To connect to SqlServer database, download the driver from Microsoft.com and install it in our sqoop lib path and then run import as,

$ sqoop import --driver com.microsoft.jdbc.sqlserver.SQLServerDriver \

    --connect <connect-string> ...

To see the Sqoop version we can use,

hdadmin@ubuntu:~/sqoop-1.4.5-cdh5.3.2$ sqoop version

17/12/23 00:15:56 INFO sqoop.Sqoop: Running Sqoop version: 1.4.5-cdh5.3.2

Sqoop 1.4.5-cdh5.3.2

git commit id

Compiled by jenkins on Tue Feb 24 12:45:57 PST 2015

Usage of Generic and Specific arguments

Let us take an example and show you the generic and specific arguments of Sqoop.

$ sqoop help import

usage: sqoop import [GENERIC-ARGS] [TOOL-ARGS]



Common arguments:

   --connect <jdbc-uri>     Specify JDBC connect string

   --connect-manager <class-name>     Specify connection manager class to use

   --driver <class-name>    Manually specify JDBC driver class to use

   --hadoop-mapred-home <dir>      Override $HADOOP_MAPRED_HOME

   --help                   Print usage instructions

   --password-file          Set path for file containing authentication password

   -P                       Read password from console

   --password <password>    Set authentication password

   --username <username>    Set authentication username

   --verbose                Print more information while working

   --hadoop-home <dir>     Deprecated. Override $HADOOP_HOME



[...]



Generic Hadoop command-line arguments:

(must preceed any tool-specific arguments)

Generic options supported are

-conf <configuration file>     specify an application configuration file

-D <property=value>            use value for given property

-fs <local|namenode:port>      specify a namenode

-jt <local|jobtracker:port>    specify a job tracker

-files <comma separated list of files>    specify comma separated files to be copied to the map reduce cluster

-libjars <comma separated list of jars>    specify comma separated jar files to include in the classpath.

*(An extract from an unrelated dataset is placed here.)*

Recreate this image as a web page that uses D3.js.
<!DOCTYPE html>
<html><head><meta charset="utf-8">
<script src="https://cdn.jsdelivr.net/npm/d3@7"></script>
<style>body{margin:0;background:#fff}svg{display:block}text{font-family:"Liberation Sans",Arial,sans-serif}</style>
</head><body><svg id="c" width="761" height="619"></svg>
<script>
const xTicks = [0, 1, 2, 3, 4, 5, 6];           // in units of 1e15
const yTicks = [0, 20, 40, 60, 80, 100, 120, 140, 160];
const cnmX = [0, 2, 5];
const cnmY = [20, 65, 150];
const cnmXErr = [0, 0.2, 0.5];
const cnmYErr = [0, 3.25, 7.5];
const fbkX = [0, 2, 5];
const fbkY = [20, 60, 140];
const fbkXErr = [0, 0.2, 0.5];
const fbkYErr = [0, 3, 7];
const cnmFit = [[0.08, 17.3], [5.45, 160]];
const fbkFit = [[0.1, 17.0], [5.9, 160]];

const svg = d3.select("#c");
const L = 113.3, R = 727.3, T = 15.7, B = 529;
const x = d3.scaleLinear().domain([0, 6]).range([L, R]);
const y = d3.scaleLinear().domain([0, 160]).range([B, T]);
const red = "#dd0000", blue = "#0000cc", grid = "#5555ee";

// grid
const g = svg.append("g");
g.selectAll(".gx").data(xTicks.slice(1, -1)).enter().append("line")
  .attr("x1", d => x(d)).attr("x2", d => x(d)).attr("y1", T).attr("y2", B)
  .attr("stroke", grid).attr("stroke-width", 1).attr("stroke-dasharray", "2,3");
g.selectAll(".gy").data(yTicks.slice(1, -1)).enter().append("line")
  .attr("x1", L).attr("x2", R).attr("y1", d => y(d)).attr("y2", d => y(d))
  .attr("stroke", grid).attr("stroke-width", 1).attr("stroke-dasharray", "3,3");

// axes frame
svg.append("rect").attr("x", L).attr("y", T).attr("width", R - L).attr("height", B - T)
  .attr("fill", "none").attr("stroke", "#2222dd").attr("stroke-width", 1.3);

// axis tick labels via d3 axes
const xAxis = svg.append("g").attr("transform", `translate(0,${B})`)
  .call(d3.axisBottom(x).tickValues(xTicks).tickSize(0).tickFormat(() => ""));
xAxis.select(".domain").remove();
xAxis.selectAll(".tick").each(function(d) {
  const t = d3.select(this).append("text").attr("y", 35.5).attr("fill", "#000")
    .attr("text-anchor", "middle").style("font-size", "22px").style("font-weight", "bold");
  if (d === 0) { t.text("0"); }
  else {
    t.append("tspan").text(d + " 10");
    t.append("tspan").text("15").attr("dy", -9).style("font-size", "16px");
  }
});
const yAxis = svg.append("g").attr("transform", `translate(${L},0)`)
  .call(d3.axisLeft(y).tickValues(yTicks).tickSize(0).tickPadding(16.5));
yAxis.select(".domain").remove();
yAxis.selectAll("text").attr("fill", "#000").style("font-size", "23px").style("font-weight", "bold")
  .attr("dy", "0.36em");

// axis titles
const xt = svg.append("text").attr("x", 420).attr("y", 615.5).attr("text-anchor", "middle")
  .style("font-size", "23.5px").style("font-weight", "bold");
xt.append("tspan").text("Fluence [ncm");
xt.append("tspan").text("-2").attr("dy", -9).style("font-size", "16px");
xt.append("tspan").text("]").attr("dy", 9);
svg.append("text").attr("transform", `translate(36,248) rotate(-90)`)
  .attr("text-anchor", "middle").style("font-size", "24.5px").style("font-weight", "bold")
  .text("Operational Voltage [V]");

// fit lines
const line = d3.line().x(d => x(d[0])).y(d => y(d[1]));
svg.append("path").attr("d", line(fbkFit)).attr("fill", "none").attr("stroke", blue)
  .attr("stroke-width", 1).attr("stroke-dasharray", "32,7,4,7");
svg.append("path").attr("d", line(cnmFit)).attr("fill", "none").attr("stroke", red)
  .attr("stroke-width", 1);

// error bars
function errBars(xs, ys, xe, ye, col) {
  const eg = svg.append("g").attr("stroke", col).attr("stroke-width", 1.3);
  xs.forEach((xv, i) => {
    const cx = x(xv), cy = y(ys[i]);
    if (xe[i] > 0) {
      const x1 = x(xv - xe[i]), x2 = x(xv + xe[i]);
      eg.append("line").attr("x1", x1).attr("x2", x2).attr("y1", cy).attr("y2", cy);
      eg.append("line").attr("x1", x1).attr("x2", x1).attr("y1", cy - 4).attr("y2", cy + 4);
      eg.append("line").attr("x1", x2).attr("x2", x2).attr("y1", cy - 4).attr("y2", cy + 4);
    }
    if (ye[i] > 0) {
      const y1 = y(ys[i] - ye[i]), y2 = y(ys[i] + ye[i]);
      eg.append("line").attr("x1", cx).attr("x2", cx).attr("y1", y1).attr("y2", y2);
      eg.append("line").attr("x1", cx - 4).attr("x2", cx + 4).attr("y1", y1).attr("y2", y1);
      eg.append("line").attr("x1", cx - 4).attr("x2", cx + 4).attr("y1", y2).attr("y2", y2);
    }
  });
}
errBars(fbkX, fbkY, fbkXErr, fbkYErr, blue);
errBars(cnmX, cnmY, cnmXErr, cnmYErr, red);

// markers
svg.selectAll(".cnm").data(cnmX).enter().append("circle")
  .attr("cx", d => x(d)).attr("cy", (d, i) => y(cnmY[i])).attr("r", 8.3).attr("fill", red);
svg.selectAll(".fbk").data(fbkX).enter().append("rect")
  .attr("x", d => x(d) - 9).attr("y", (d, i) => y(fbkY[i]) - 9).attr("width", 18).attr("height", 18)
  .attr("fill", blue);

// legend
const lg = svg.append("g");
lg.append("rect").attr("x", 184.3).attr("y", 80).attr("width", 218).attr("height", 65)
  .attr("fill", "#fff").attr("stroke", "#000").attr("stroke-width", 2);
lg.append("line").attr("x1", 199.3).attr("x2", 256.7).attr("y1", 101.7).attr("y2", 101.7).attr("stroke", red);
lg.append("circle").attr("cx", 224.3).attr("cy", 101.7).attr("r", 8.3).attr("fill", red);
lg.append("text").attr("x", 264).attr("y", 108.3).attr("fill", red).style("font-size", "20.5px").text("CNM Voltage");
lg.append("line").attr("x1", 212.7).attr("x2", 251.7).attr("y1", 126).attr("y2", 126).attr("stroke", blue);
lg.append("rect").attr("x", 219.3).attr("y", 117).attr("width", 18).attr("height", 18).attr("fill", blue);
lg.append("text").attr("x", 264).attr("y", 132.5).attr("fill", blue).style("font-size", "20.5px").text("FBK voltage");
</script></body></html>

-archives <comma separated list of archives>    specify comma separated archives to be unarchived on the compute machines.

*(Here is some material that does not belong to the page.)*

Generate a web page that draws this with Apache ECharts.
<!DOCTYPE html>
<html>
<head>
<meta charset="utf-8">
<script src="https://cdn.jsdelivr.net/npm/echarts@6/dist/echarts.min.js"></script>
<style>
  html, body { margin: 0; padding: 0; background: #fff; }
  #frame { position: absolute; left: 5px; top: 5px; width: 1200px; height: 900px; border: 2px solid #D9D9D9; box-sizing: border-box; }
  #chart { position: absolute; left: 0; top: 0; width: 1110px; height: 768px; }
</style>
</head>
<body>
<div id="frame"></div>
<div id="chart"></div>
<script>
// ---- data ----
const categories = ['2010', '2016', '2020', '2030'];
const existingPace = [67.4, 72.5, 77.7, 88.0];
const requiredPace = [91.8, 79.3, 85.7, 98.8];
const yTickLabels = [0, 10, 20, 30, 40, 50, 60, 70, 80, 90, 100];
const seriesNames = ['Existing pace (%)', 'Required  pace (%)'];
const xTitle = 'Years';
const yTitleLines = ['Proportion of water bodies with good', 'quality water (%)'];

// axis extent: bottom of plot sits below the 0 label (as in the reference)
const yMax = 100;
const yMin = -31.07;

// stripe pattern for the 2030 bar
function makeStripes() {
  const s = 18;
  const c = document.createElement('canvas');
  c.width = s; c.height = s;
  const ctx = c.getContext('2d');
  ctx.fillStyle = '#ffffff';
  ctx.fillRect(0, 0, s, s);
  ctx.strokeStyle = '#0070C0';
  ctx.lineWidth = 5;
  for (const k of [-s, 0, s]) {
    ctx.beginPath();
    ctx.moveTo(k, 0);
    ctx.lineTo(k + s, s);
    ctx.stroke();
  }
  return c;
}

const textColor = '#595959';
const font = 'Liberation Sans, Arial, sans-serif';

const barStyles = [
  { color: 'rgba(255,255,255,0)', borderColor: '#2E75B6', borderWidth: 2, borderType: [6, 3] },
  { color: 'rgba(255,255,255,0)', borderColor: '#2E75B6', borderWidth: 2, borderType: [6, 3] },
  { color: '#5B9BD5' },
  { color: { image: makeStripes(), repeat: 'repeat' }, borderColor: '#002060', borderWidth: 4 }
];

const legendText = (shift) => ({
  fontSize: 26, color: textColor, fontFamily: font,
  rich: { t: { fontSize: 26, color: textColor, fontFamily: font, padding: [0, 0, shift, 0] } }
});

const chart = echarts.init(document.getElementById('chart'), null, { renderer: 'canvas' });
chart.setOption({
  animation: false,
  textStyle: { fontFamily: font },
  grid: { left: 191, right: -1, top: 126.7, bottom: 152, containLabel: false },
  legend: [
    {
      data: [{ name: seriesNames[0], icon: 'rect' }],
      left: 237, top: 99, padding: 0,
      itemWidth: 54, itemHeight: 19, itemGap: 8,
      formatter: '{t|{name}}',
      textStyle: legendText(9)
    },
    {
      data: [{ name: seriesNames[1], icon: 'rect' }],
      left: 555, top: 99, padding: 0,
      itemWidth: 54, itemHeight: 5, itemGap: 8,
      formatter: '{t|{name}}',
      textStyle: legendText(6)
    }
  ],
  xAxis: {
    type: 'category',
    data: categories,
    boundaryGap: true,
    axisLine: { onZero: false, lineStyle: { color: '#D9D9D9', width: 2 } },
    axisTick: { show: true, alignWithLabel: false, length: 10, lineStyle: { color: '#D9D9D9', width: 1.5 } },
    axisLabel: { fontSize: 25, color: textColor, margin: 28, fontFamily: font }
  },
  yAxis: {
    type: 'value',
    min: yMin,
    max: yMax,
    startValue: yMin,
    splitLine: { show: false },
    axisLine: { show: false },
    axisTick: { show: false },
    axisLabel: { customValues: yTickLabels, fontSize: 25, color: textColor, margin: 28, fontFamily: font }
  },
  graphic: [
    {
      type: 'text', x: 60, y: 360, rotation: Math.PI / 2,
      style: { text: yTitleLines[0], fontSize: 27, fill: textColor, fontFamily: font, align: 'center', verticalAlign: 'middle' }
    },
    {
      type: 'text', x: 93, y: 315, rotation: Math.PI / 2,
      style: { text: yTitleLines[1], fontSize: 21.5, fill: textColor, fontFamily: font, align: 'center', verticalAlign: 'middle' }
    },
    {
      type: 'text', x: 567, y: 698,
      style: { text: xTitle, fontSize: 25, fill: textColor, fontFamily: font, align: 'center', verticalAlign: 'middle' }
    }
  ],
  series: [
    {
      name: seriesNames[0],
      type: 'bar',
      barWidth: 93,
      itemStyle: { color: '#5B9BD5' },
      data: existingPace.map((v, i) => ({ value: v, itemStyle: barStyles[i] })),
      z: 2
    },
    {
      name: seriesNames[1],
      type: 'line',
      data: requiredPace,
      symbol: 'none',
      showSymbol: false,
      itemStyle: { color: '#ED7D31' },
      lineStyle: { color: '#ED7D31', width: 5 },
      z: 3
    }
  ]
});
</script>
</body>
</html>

The general command line syntax is

bin/hadoop command [genericOptions] [commandOptions]

So you must supply generic arguments before you specify tool arguments as you can see in the above syntax. The generic arguments specify the Hadoop server settings and its configuration information. Generic arguments can also be specified by modifying ‘conf/sqoop-site.xml’ file like,

<property>

    <name>property.name</name>

    <value>property.value</value>

  </property>

We can give complete syntax in command line interface of sqoop or we can also use Options file. An Option file is a text file where each line indicates an option in the same order as that of command line. Comments are also supported in Options file.

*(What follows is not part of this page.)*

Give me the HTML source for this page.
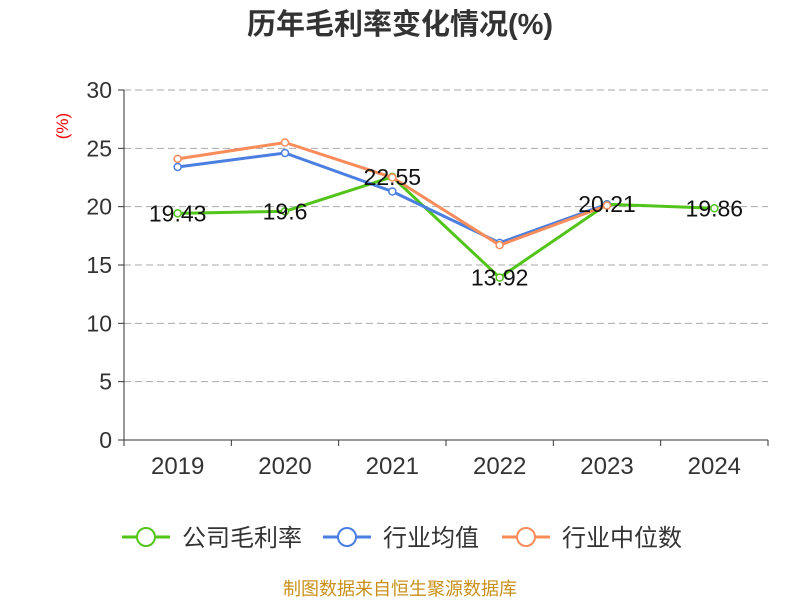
<!DOCTYPE html>
<html><head><meta charset="utf-8"><style>
body{margin:0;background:#fff;font-family:"Liberation Sans","Noto Sans CJK SC",sans-serif;}
</style></head><body>
<svg id="c" width="800" height="600" xmlns="http://www.w3.org/2000/svg">
<text x="400" y="34" text-anchor="middle" font-size="29" font-weight="bold" fill="#333" font-family="Liberation Sans, Noto Sans CJK SC, sans-serif">历年毛利率变化情况(%)</text>
<text x="68" y="126" text-anchor="middle" font-size="17" fill="#e00" transform="rotate(-90 68 126)">(%)</text>
<g id="grid"></g><g id="axes"></g><g id="series"></g><g id="labels"></g>
<g id="legend"></g>
<text x="400" y="595" text-anchor="middle" font-size="18" fill="#c8901a" font-family="Liberation Sans, Noto Sans CJK SC, sans-serif">制图数据来自恒生聚源数据库</text>
</svg>
<script>
const categories=["2019","2020","2021","2022","2023","2024"];
const company=[19.43,19.6,22.55,13.92,20.21,19.86];
const industryAvg=[23.4,24.6,21.3,16.9,20.2,null];
const industryMedian=[24.1,25.5,22.5,16.7,20.1,null];
const yTicks=[0,5,10,15,20,25,30];
const NS="http://www.w3.org/2000/svg";
const x0=124,x1=768,y0=440,y1=90,ymax=30;
const bw=(x1-x0)/categories.length;
const xs=i=>x0+bw*(i+0.5);
const ys=v=>y0-(v/ymax)*(y0-y1);
function mk(tag,attrs,parent){const e=document.createElementNS(NS,tag);for(const k in attrs)e.setAttribute(k,attrs[k]);parent.appendChild(e);return e;}
const grid=document.getElementById('grid'),axes=document.getElementById('axes');
yTicks.forEach(t=>{
 const y=ys(t);
 if(t>0){const l=mk('line',{x1:x0,x2:x1,y1:y,y2:y,stroke:'#aaa','stroke-dasharray':'7,4'},grid);
 
 }
 mk('line',{x1:x0-6,x2:x0,y1:y,y2:y,stroke:'#333'},axes);
 const tx=mk('text',{x:x0-12,y:y+8,'text-anchor':'end','font-size':23,fill:'#333'},axes);tx.textContent=t;
 
 
});
mk('line',{x1:x0,x2:x0,y1:y1,y2:y0,stroke:'#333'},axes);
mk('line',{x1:x0,x2:x1,y1:y0,y2:y0,stroke:'#333'},axes);
for(let i=0;i<=categories.length;i++)mk('line',{x1:x0+bw*i,x2:x0+bw*i,y1:y0,y2:y0+6,stroke:'#333'},axes);
categories.forEach((c,i)=>{const t=mk('text',{x:xs(i),y:474,'text-anchor':'middle','font-size':24,fill:'#333'},axes);t.textContent=c;
 
 });
const ser=document.getElementById('series');
function drawLine(data,color,name){
 const g=mk('g',{},ser);
 
 
 const pts=[];data.forEach((v,i)=>{if(v!=null)pts.push([xs(i),ys(v)]);});
 mk('polyline',{points:pts.map(p=>p.join(',')).join(' '),fill:'none',stroke:color,'stroke-width':3},g);
 pts.forEach(p=>{const c=mk('circle',{cx:p[0],cy:p[1],r:3.5,fill:'#fff',stroke:color,'stroke-width':1.5},g);
 
 });
}
drawLine(company,'#52c41a','series-company');
drawLine(industryAvg,'#4a7ee0','series-industry-avg');
drawLine(industryMedian,'#f98c5b','series-industry-median');
const lab=document.getElementById('labels');
company.forEach((v,i)=>{const t=mk('text',{x:xs(i),y:ys(v)+8,'text-anchor':'middle','font-size':23,fill:'#111'},lab);t.textContent=v;
 
 });
const leg=document.getElementById('legend');
[["公司毛利率",'#52c41a',122],["行业均值",'#4a7ee0',323],["行业中位数",'#f98c5b',502]].forEach(([n,c,x])=>{
 const g=mk('g',{},leg);
 
 
 mk('line',{x1:x,x2:x+48,y1:537,y2:537,stroke:c,'stroke-width':3},g);
 mk('circle',{cx:x+24,cy:537,r:9,fill:'#fff',stroke:c,'stroke-width':2},g);
 const t=mk('text',{x:x+60,y:546,'font-size':24,fill:'#333'},g);t.textContent=n;
});
</script>
</body></html>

For example, the following Sqoop invocation for import can be specified alternatively as shown below:

$ sqoop import --connect jdbc:mysql://localhost/db --username root --table TEST

$ sqoop --options-file /users/homer/work/import.txt --table TEST

where the options file /users/homer/work/import.txt contains the following:

import

--connect

jdbc:mysql://localhost/db

--username

root

Sqoop Connectors:

To import and export data in sqoop we need to have sqoop connectors. It is used to enable sqoop import and export. Sqoop ships with connectors for working with many databases like Oracle, MySql, Sql Server, etc. We have built in connectors and also third party connectors for this.